Yakira has two responses to Grodzinsky's claims about the Zionist movement's abandonment of the Jews. The first: "In this matter Grodzinsky finds himself allied with the Haredim [ultra-Orthodox Jews.] Woe unto Grodzinsky, because for a sin of this magnitude it is difficult to atone. And the second response: "This issue [...] was discussed extensively in recent years in the Israeli historiography. As expected, the picture that emerges from the studies is complex." Complex compared to what? Complex in what way? Yakira does not bother to tell us. "Complexity" is the well-worn refuge of intellectuals who are incapable of thinking.

Yakira's discussion of Azmi Bishara is of interest.

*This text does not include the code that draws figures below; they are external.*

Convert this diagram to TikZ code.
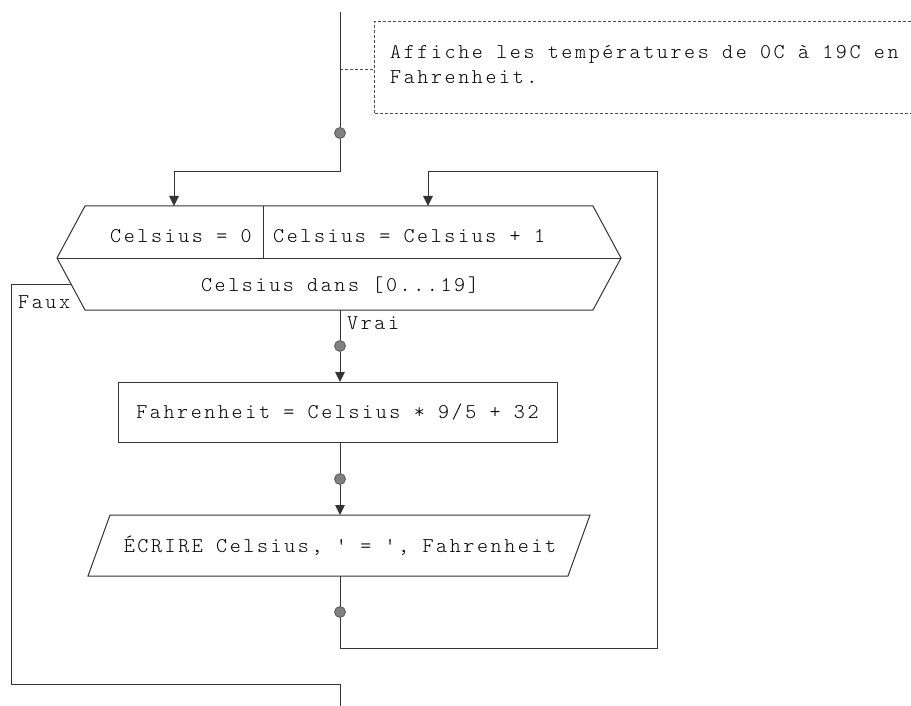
\documentclass[tikz,border=0pt]{standalone}
\usetikzlibrary{arrows.meta}
\font\cfont="[lmmonolt10-regular]:letterspace=12.4" at 21pt
\fontdimen2\cfont=13.3pt
\fontdimen3\cfont=0pt
\fontdimen4\cfont=0pt
\begin{document}
\begin{tikzpicture}[x=1pt,y=-1pt,
  line/.style={draw=black!80, line width=1pt},
  arr/.style={line, -{Triangle[length=10pt,width=9.5pt]}},
  dotnode/.style={circle, fill=black!50, draw=black!65, line width=0.8pt, minimum size=11pt, inner sep=0pt},
  txt/.style={font=\cfont, inner sep=0pt, text=black},
  box/.style={draw=black!80, line width=1pt, minimum width=439pt, minimum height=60pt, font=\cfont, inner sep=0pt, text=black},
  cmt/.style={draw=black!70, line width=1pt, dash pattern=on 3pt off 2pt}]
\useasboundingbox (0,0) rectangle (911,706);

% comment
\node[txt, anchor=base west] (c1) at (390,59) {Affiche les températures de 0C à 19C en};
\node[txt, anchor=base west] (c2) at (390,84) {Fahrenheit.};
\coordinate (cbTL) at (374,22);
\coordinate (cbBL) at (374,114);
\coordinate (cbTR) at (911,22);
\coordinate (cbBR) at (911,114);
\draw[cmt] (cbTR) -- (cbTL) -- (cbBL) -- (cbBR);
\coordinate (cmtJ) at (340,70);
\coordinate (cmtL) at (374,70);
\draw[cmt] (cmtJ) -- (cmtL);

% entry
\coordinate (top) at (340,12);
\node[dotnode] (d1) at (340,133) {};
\draw[line] (top) -- (d1);

% loop hexagon
\coordinate (hL) at (57,258);
\coordinate (hTL) at (85,206);
\coordinate (hTR) at (593,206);
\coordinate (hR) at (621,258);
\coordinate (hBR) at (593,310);
\coordinate (hBL) at (85,310);
\coordinate (hDiv) at (263,206);
\coordinate (hDivB) at (263,258);
\draw[line] (hL) -- (hTL) -- (hTR) -- (hR) -- (hBR) -- (hBL) -- cycle;
\draw[line] (hL) -- (hR);
\draw[line] (hDiv) -- (hDivB);
\node[txt, anchor=base west] (t0) at (110,243) {Celsius = 0};
\node[txt, anchor=base west] (t1) at (273,243) {Celsius = Celsius + 1};
\node[txt, anchor=base] (t2) at (340,291) {Celsius dans [0...19]};

% arrow into init
\coordinate (j1) at (340,172);
\coordinate (inA) at (174,206);
\draw[arr] (d1) -- (j1) -| (inA);

% Vrai branch
\coordinate (hBot) at (340,310);
\node[dotnode] (d2) at (340,346) {};
\draw[line] (hBot) -- (d2);
\node[txt, anchor=base west] (vrai) at (347,329) {Vrai};
\node[box] (calc) at (337.5,412) {Fahrenheit = Celsius * 9/5 + 32};
\coordinate (calcTop) at (340,382);
\coordinate (calcBot) at (340,442);
\draw[arr] (d2) -- (calcTop);

\node[dotnode] (d3) at (340,479) {};
\draw[line] (calcBot) -- (d3);

% output parallelogram
\coordinate (pTL) at (110,515);
\coordinate (pTR) at (590,515);
\coordinate (pBR) at (568,576);
\coordinate (pBL) at (88,576);
\draw[line] (pTL) -- (pTR) -- (pBR) -- (pBL) -- cycle;
\node[txt] (out) at (340,546) {ÉCRIRE Celsius, ' = ', Fahrenheit};
\coordinate (pTop) at (340,515);
\coordinate (pBot) at (340,576);
\draw[arr] (d3) -- (pTop);

\node[dotnode] (d4) at (340,612) {};
\draw[line] (pBot) -- (d4);

% loop back
\coordinate (rb1) at (340,648);
\coordinate (rb2) at (657,648);
\coordinate (rb3) at (657,172);
\coordinate (inB) at (428,206);
\draw[arr] (d4) -- (rb1) -- (rb2) -- (rb3) -| (inB);

% Faux branch
\coordinate (fx) at (71,284);
\coordinate (f1) at (11,284);
\coordinate (f2) at (11,684);
\coordinate (f3) at (340,684);
\coordinate (exit) at (340,706);
\draw[line] (fx) -- (f1) -- (f2) -- (f3) -- (exit);
\node[txt, anchor=base west] (faux) at (18,308) {Faux};
\end{tikzpicture}
\end{document}
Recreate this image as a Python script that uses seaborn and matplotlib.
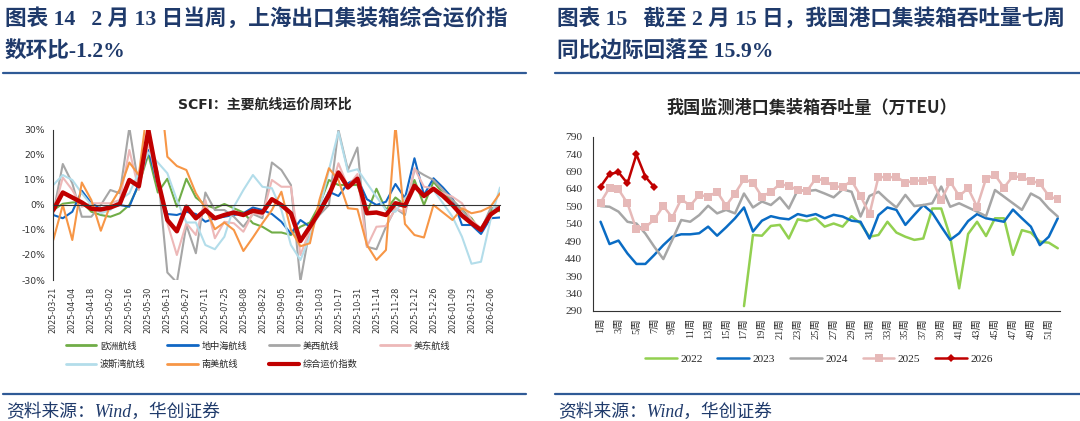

As in every well-ordered regime, the secret services need to keep tabs on the categories of the political and public discourse. Indeed, Yakira preceded the Shin Bet in exposing Bishara. Several pages are devoted to the former Knesset member, and Yakira finds the initial evidence of his Holocaust denial in his comments: "A few years ago, I was present at a meeting between Bishara and a group of officers [...] What was interesting in it [the conversation], and surprised even me [...] is that Bishara opened his remarks by saying that he is the first Arab intellectual to take a serious interest in the Holocaust, that he does not deny it and that he understands its dimensions and meaning." What better proof of Bishara's perversion do we need? And now the moral of the story: "The clear feeling of all the participants in the meeting was that the Holocaust, the engagement with it, the talk about it and the admission of its existence were only a step of the type which I previously termed an 'alibi,' a kind of certificate of validation and entry permit into the space of legitimacy of civilized people." Q.E.D.

Beyond the argument that the Holocaust, of all issues, is the entry permit to the space of legitimacy of civilized people, which would seem to fly in the face of the author's thesis but is actually a supportive argument, if we recall the perversion and the tendency to conceal the truth; and apart from the fact that the civilized people here are Israeli army officers and a researching detective, and that Bishara's status is of someone uncivilized who is knocking on the doors of this great civilization - apart from all this, the evidence that renders him fully suspect and reinforces the supposition about his perversion are his explicit remarks rejecting the denial of the Holocaust and condemning it. Let the reader make no mistake: This does not contradict Yakira's arguments but strongly buttresses the truth in his theory of perversion. The task of the researching detective and the group of officers is to peek closely into the recesses of their minds and their emotions. The clear and distinct feeling of those present at this introspection ceremony exposed the truth in the case of Bishara.

A sacred mission

The scientist who will take upon himself Yakira's science of political perversion will confront no small labor. The investigator must mortify himself mightily in order to extract from his emotions the hidden truth in others. The truth lies hidden in the workings of the heart of the object of the investigation, and the means to extract the truth from the recesses of the heart of the individual under study must match the magnitude of the mission. Yakira is not entirely alone in this sacred mission. For example, since Dr. Gadi Taub embarked on his path, his intellectual labors have focused on discovering traitors. But now we have a well-developed political science that can be useful in exposing the traitors and in classifying and grading them. Yakira notes that the historian Raul Hilberg, one of the first who dealt with the Holocaust, "remarked bitterly that no one thought to invite him to assist the prosecution in the Eichmann trial." The state prosecution will do well to show gratitude to the political scientist and philosopher Yakira, so that things will be managed differently in the trials we can look forward to.

Oded Schechter is an EUME fellow at the Institute for Advanced Studies in Berlin.